Isn’t that the truth! Mine actually tried to dissuade me from going to art school. He’d never even heard of ID! I was lucky to have contacts outside of the field. Of course, we didn’t have the Internet back then, and no one knew that product design existed. It’s a different world today.

When I was in high school, I was looking for a job where I could draw and do different things. I didn’t want to sit in front of a computer all the time. Nothing profound here, I just wanted that variety from day-to-day. It was after I was in school for a couple years that I grew to love other aspects of being a designer.

i actually started out as a web designer in singapore. but i saw no future there so here i am in japan taking a BA in product design. i have no specific goals as of yet, i just want to create stuff. either transport or toys. in japan, of course.

Ive forever wanted to draw things over or improve them give them another look or just make it my own… Ive always took a like to Logos and Images… Logo i think is my specialty… Amongst other things , Ive always had a thing for Nike sneakers and Jordans when i was a kid, and still to this day i can just pic up the #2 and just hit the sketch book to make a new sneaker. Like its funny, for the longest time U wanted to draw over the Nike Air Force I’s, and I did sometime last year… Low and behold I guess NIKE was thinking the same thing huh!.. Personally I like my version better but hey thats just me…

My path to Industrial Design started out when I was in a bookstore looking at a book on careers. As I recently got out of the Navy, I really wanted to do something where I didn’t bust my knuckles turning a wrench knee deep in bilge water. I saw a listing for toy designers, which really intrigued me, and that there was place called the IDSA where I could get more information.

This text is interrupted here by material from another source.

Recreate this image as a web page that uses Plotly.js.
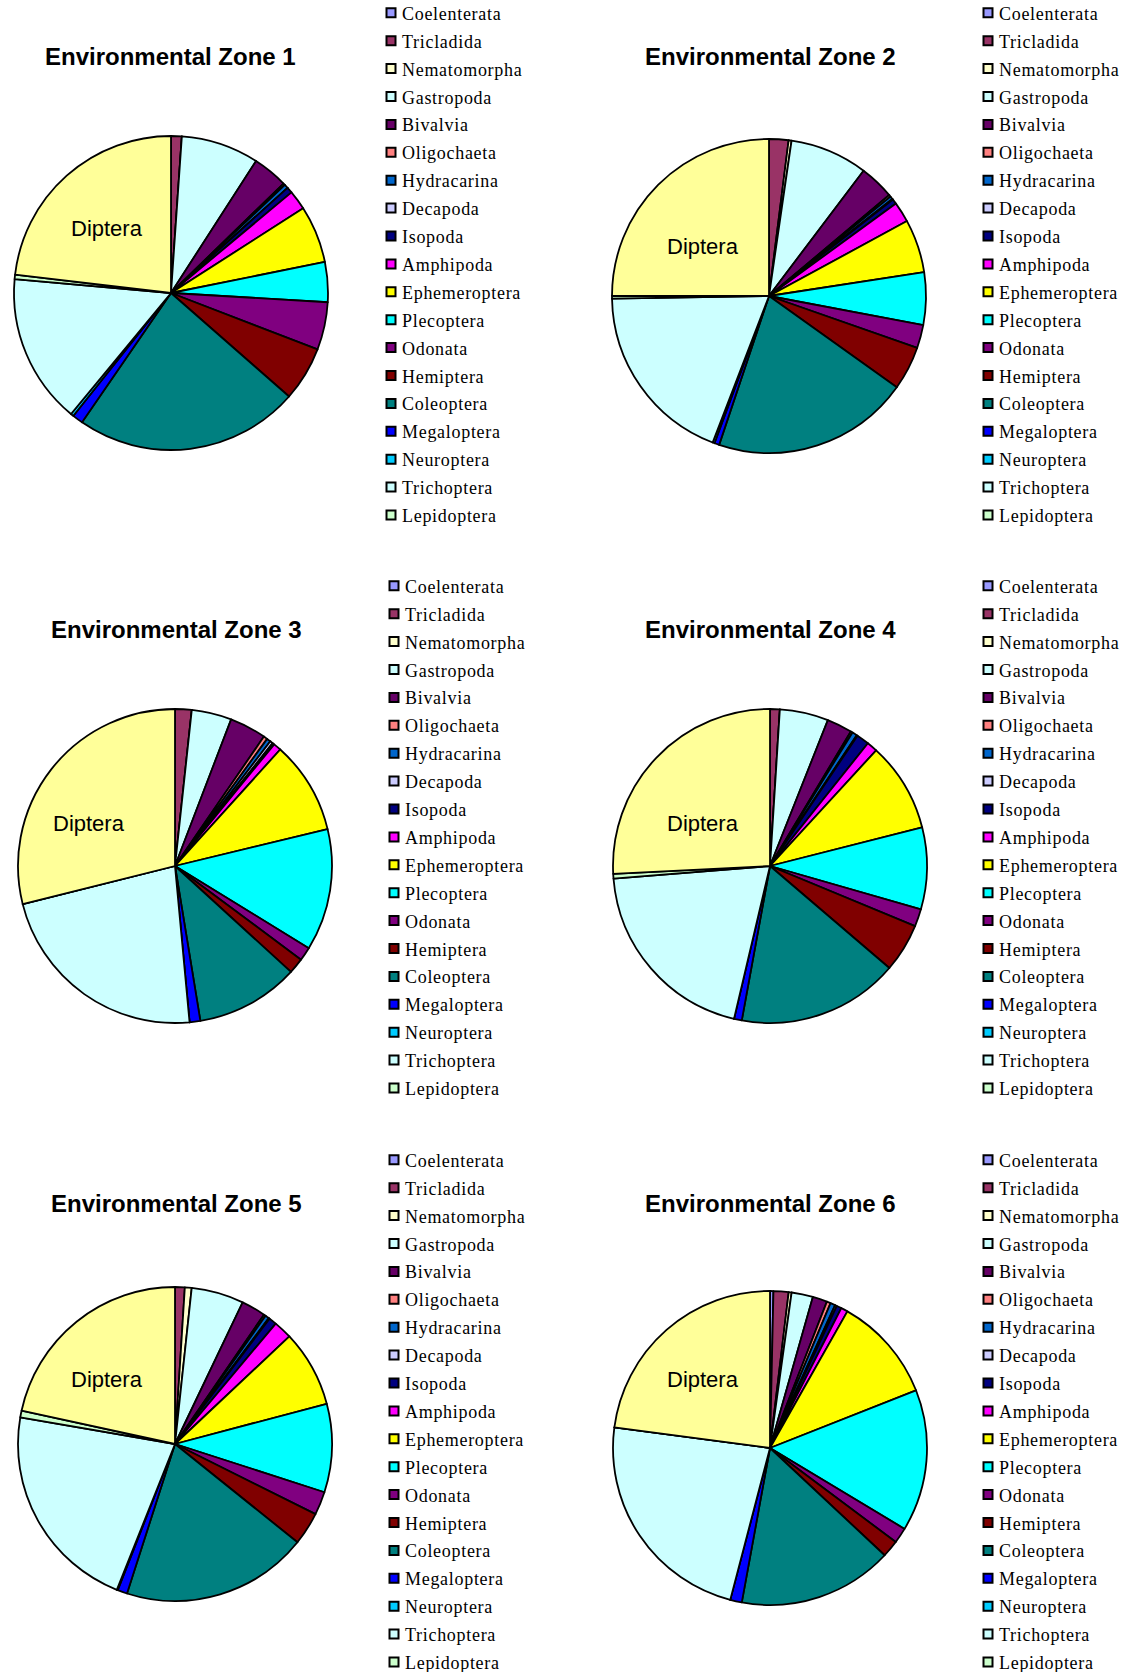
<!DOCTYPE html>
<html>
<head>
<meta charset="utf-8">
<script src="https://cdn.plot.ly/plotly-3.0.1.min.js"></script>
<style>
html, body { margin: 0; padding: 0; background: #ffffff; overflow: hidden; width: 1127px; height: 1672px; }
#chart { position: absolute; left: 0; top: -9px; width: 1127px; height: 1690px; }
</style>
</head>
<body>
<div id="chart"></div>
<script>
// ---- Data ----
const taxa = ["Coelenterata","Tricladida","Nematomorpha","Gastropoda","Bivalvia","Oligochaeta",
  "Hydracarina","Decapoda","Isopoda","Amphipoda","Ephemeroptera","Plecoptera","Odonata",
  "Hemiptera","Coleoptera","Megaloptera","Neuroptera","Trichoptera","Lepidoptera","Diptera"];
const legendTaxa = taxa.slice(0, 19);   // Diptera is labelled on the pie, not in the legend
const taxaColors = ["#9999FF","#993366","#FFFFCC","#CCFFFF","#660066","#FF8080","#0066CC",
  "#CCCCFF","#000080","#FF00FF","#FFFF00","#00FFFF","#800080","#800000","#008080","#0000FF",
  "#00CCFF","#CCFFFF","#CCFFCC","#FFFF99"];
const zoneTitles = ["Environmental Zone 1","Environmental Zone 2","Environmental Zone 3",
  "Environmental Zone 4","Environmental Zone 5","Environmental Zone 6"];
const zone1 = [0, 1.1, 0, 8.0, 3.6, 0.2, 0.4, 0, 0.6, 2.0, 5.9, 4.1, 4.9, 5.6, 23.1, 1.1, 0.3, 15.4, 0.45, 23.1];
const zone2 = [0, 2.0, 0.3, 8.0, 3.6, 0.2, 0.3, 0.1, 0.5, 2.1, 5.5, 5.4, 2.4, 4.5, 20.3, 0.5, 0.2, 18.9, 0.3, 25.0];
const zone3 = [0, 1.7, 0, 4.1, 3.75, 0.4, 0.4, 0.3, 0.2, 0.8, 9.5, 12.5, 1.4, 1.6, 10.6, 1.1, 0, 22.5, 0, 28.8];
const zone4 = [0, 1.0, 0, 5.0, 2.6, 0.2, 0.5, 0.1, 1.3, 1.1, 9.2, 8.4, 1.8, 5.0, 16.6, 0.8, 0, 20.0, 0.5, 25.75];
const zone5 = [0, 1.0, 0.7, 5.4, 2.5, 0.2, 0.4, 0.1, 0.8, 1.9, 7.9, 9.1, 2.4, 3.4, 19.2, 1.0, 0.1, 21.7, 0.7, 21.6];
const zone6 = [0.35, 1.55, 0.3, 2.2, 1.5, 0.4, 0.5, 0.2, 0.5, 0.7, 10.8, 14.6, 1.6, 1.75, 15.9, 1.2, 0, 23.0, 0, 22.9];
const zones = [zone1, zone2, zone3, zone4, zone5, zone6];

// ---- Layout geometry (page pixels) ----
const W = 1127, OFF = 9, H = 1672 + 2 * OFF;
const pieCenters = [[171, 293], [769, 296], [175, 866], [770, 866], [175, 1444], [770, 1448]];
const pieR = 157;
const titlePos = [[170, 57], [770, 57], [176, 630], [770, 630], [176, 1203], [770, 1203]];
const dipteraPos = [[107, 228], [703, 247], [89, 823], [703, 823], [107, 1379], [703, 1379]];
const legendLeftPx = [371, 968, 374, 968, 374, 968];
const legendTopPx = [-5.4, -5.4, 567.6, 567.6, 1141.6, 1141.6];
const TEXT_SHIFT = 9;

const fx = px => px / W;
const fy = py => 1 - (py + OFF) / H;

const traces = [];
const annotations = [];
const layout = {
  width: W, height: H,
  margin: {l: 0, r: 0, t: 0, b: 0},
  paper_bgcolor: "#ffffff",
  plot_bgcolor: "rgba(0,0,0,0)",
  showlegend: true,
  xaxis: {visible: false, range: [0, 1]},
  yaxis: {visible: false, range: [0, 1]},
  annotations: annotations
};
const legendIds = [];

zones.forEach((vals, k) => {
  const [cx, cy] = pieCenters[k];
  const legName = k === 0 ? "legend" : "legend" + (k + 1);
  legendIds.push(legName);
  traces.push({
    type: "pie",
    labels: taxa,
    values: vals,
    sort: false,
    direction: "clockwise",
    rotation: 0,
    textinfo: "none",
    hoverinfo: "label+percent",
    showlegend: false,
    marker: {colors: taxaColors, line: {color: "#000000", width: 1.8}},
    domain: {x: [fx(cx - pieR), fx(cx + pieR)], y: [fy(cy + pieR), fy(cy - pieR)]}
  });
  legendTaxa.forEach((name, i) => {
    traces.push({
      type: "scatter", mode: "markers", x: [null], y: [null],
      name: name, legend: legName, legendgroup: "z" + k + "_" + i,
      hoverinfo: "skip",
      marker: {symbol: "square", size: 9, color: taxaColors[i], line: {color: "#000000", width: 2}}
    });
  });
  layout[legName] = {
    x: fx(legendLeftPx[k]), xanchor: "left",
    y: fy(legendTopPx[k]), yanchor: "top",
    bgcolor: "rgba(0,0,0,0)", borderwidth: 0,
    traceorder: "grouped", tracegroupgap: 1.5,
    font: {family: "Liberation Serif, Times New Roman, serif", size: 18, color: "#000000"}
  };
  annotations.push({
    text: zoneTitles[k], x: fx(titlePos[k][0]), y: fy(titlePos[k][1]),
    xref: "paper", yref: "paper", xanchor: "center", yanchor: "middle", showarrow: false,
    font: {family: "Liberation Sans, Arial, sans-serif", size: 24, color: "#000000", weight: "bold"}
  });
  annotations.push({
    text: taxa[19], x: fx(dipteraPos[k][0]), y: fy(dipteraPos[k][1]),
    xref: "paper", yref: "paper", xanchor: "center", yanchor: "middle", showarrow: false,
    font: {family: "Liberation Sans, Arial, sans-serif", size: 22, color: "#000000"}
  });
});

Plotly.newPlot("chart", traces, layout, {displayModeBar: false, staticPlot: true}).then(gd => {
  // legend text sits closer to its swatch and is slightly letter-spaced, as in the original
  const sel = legendIds.map(id => "text." + id + "text").join(",");
  gd.querySelectorAll(sel).forEach(t => {
    const x = parseFloat(t.getAttribute("x") || "40");
    t.setAttribute("x", x - TEXT_SHIFT);
    t.style.letterSpacing = "0.7px";
  });
});
</script>
</body>
</html>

The IDSA, I imagined, was a huge, shiny building with a horseshoe driveway and a fountain. As it was located 45 minutes from where I lived in Maryland, my girlfriend at the time accompanied me for the drive out in the countryside.

Well, as I pulled in to the location, the IDSA hq was actually located in a townhouse condo right above a karate studio. But there was some strange force pulling me. This was in 1996.

And it was when I walked through the doorway that I felt it. On the wall to my left was a display case with some recent IDEA winners. In it was a mentioning of the Dodge Neon, a pair of Speedo swim mits, and a pair of Nike Air Max running shoes. I drove there in my Neon and in the trunk were the very same award winning products. And, to top it off, the carpeting inside the foyer leading to the receptionist’s desk was black with yellow stripes down the middle, like a road. I had goosebumps all over my body.

After talking to the receptionist, she stated that Virginia Tech just received accreditation for their I.D. program. And since I.D. wasn’t offered in my state, I was eligible through a special program to take I.D. at Virginia Tech as an in-state student making it the most affordable school. Since my girlfriend graduated from V.T., it was a must that I go to school there.

I still remember the whole experience.

How do you know if it’s right for you? I would ask what do you NOT want to do.

If you enjoy the idea of being creative and can communicate your ideas with a sketch, then you have the basics for pursuing a career in I.D. All of the other abilities required of you will come to you as did your ability to walk. But before you could walk, you first had to want to walk.

Who loves I.D.?

As a kid, not only would I accessorize my barbies, but I also loved legos and making those plastic models of cars and planes. I guess it was kind of weird for a chick to like those things, but I loved the idea of building something with my hands that looked cool and that wasn’t there before. I would constantly draw. I had a natural knack for physics and math (like VDH said, I loved the problem solving aspect of it). My art teacher kept bugging me to take more art classes – I had a good eye for proportion, design, perspective, etc. I’m always looking at products and imagining how I can make them better – look better or function better. When I shop for shoes or furniture I usually draw a picture of exactly what I want – there have been times that I actually make my own furniture cuz I can’t buy what I want (I just wish I could make my own shoes sometimes).

So, when it came time to decide what to study in college I chose……………………Mechanical Engineering! Like others have said before, Industrial Design wasn’t heard of at my high school. I grew up in Detroit where engineering is king. If you’re good at physics and math, then you better be an engineer. I thought that engineering was what ID is – I wanted to design products that look cool and function intuitively. In engineering school I felt like a fish out of water – nobody cared about how the product looked or how the end user wanted it to work, and that’s all I cared about! I stuck with it believing that eventually I’d be able to break out of the mold. About a year after graduating from college I discovered ID, and I’m so glad I did. It’s a perfect fit. I’m planning on starting ID school in the fall. I’m so excited.

-Nicole

an angel came to me in a dream and told me to pursue industrial design. it sure beats slangin that yayo…

I’m a Junior in school now, I just added an ID degree this year. I started out as just a Mechanical Engineer, now I’m doing both in a five year program. It’s hard, but I always envisioned myself as more of what a designer does vs. what “normal” engineers do. I was lucky to have found ID while still in school, its the best decision I’ve ever made and I can’t be any happier.